Efficient Discriminative Nonorthogonal Binary Subspace with its Application to Visual Tracking (1509.08383v1)

Abstract: One of the crucial problems in visual tracking is how the object is represented. Conventional appearance-based trackers are using increasingly more complex features in order to be robust. However, complex representations typically not only require more computation for feature extraction, but also make the state inference complicated. We show that with a careful feature selection scheme, extremely simple yet discriminative features can be used for robust object tracking. The central component of the proposed method is a succinct and discriminative representation of the object using discriminative non-orthogonal binary subspace (DNBS) which is spanned by Haar-like features.
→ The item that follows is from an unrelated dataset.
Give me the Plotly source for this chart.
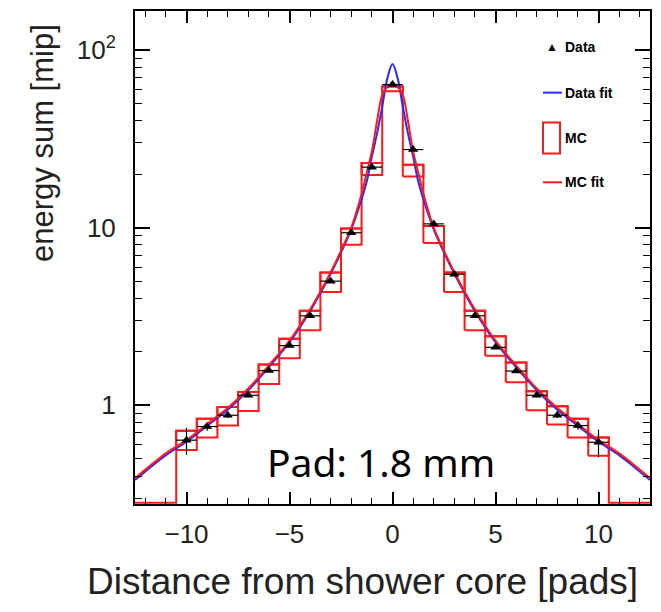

The DNBS representation inherits the merits of the original NBS in that it efficiently describes the object. It also incorporates the discriminative information to distinguish foreground from background. However, the problem of finding the DNBS bases from an over-complete dictionary is NP-hard. We propose a greedy algorithm called discriminative optimized orthogonal matching pursuit (D-OOMP) to solve this problem. An iterative formulation named iterative D-OOMP is further developed to drastically reduce the redundant computation between iterations and a hierarchical selection strategy is integrated for reducing the search space of features. The proposed DNBS representation is applied to object tracking through SSD-based template matching. We validate the effectiveness of our method through extensive experiments on challenging videos with comparisons against several state-of-the-art trackers and demonstrate its capability to track objects in clutter and moving background.